The font in which the labels specified with the ‘-X’, ‘-Y’, and ‘-L’ options are drawn can be specified with the ‘-F’ option. For example, ‘-F Times-Roman’ will make the labels appear in Times-Roman instead of the default font (which is Helvetica, unless ‘-T png’, ‘-T pnm’, ‘-T gif’, ‘-T pcl’, ‘-T hpgl’, ‘-T regis’, or ‘-T tek’ is specified). Font names are case-insensitive, so ‘-F times-roman’ will work equally well. The available fonts include 35 Postscript fonts (for all variants of graph other than graph -T png, graph -T pnm, graph -T gif, graph -T pcl, graph -T hpgl, graph -T regis, and graph -T tek), 45 PCL 5 fonts (for graph -T svg, graph -T ai, graph -T pcl and graph -T hpgl), a number of Hewlett–Packard vector fonts (for graph -T pcl and graph -T hpgl), and 22 Hershey vector fonts. The Hershey fonts include HersheyCyrillic, for Russian, and HersheyEUC, for Japanese. For a discussion of the available fonts, see Text Fonts. The plotfont utility will produce a character map of any available font. See plotfont.

The format of the labels drawn with the ‘-X’, ‘-Y’, and ‘-L’ options may be quite intricate.
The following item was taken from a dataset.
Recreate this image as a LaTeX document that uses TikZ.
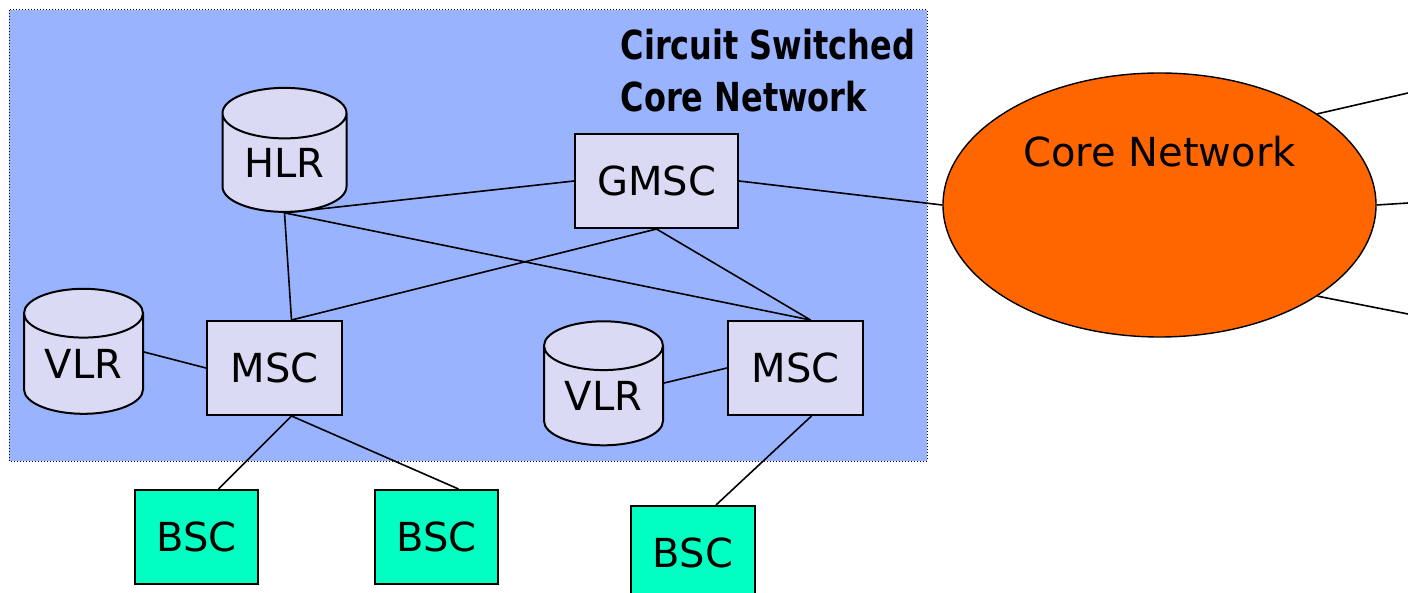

Subscripts, superscripts, square roots, and switching fonts within a typeface are all allowed. The above examples do not illustrate this, but for details, see Text String Format.

Each of the preceding examples produces a plot containing the default sort of grid (a square plotting box, with ticks and labels drawn along its lower edge and its left edge). There are actually several sorts of grid you may request. The ‘-g 0’, ‘-g 1’, ‘-g 2’, and ‘-g 3’ options yield successively fancier grids. What they yield, respectively, is no grid at all, a pair of axes with ticks and labels, a square plotting box with ticks and labels, and a square plotting box with ticks, labels, and grid lines. As you can check, ‘-g 2’ is the default. There is also a ‘-g 4’ option, which yields a slightly different sort of grid: a pair of axes that cross at the origin. This last sort of grid is useful when the x or y coordinates of the data points you are plotting are both positive and negative.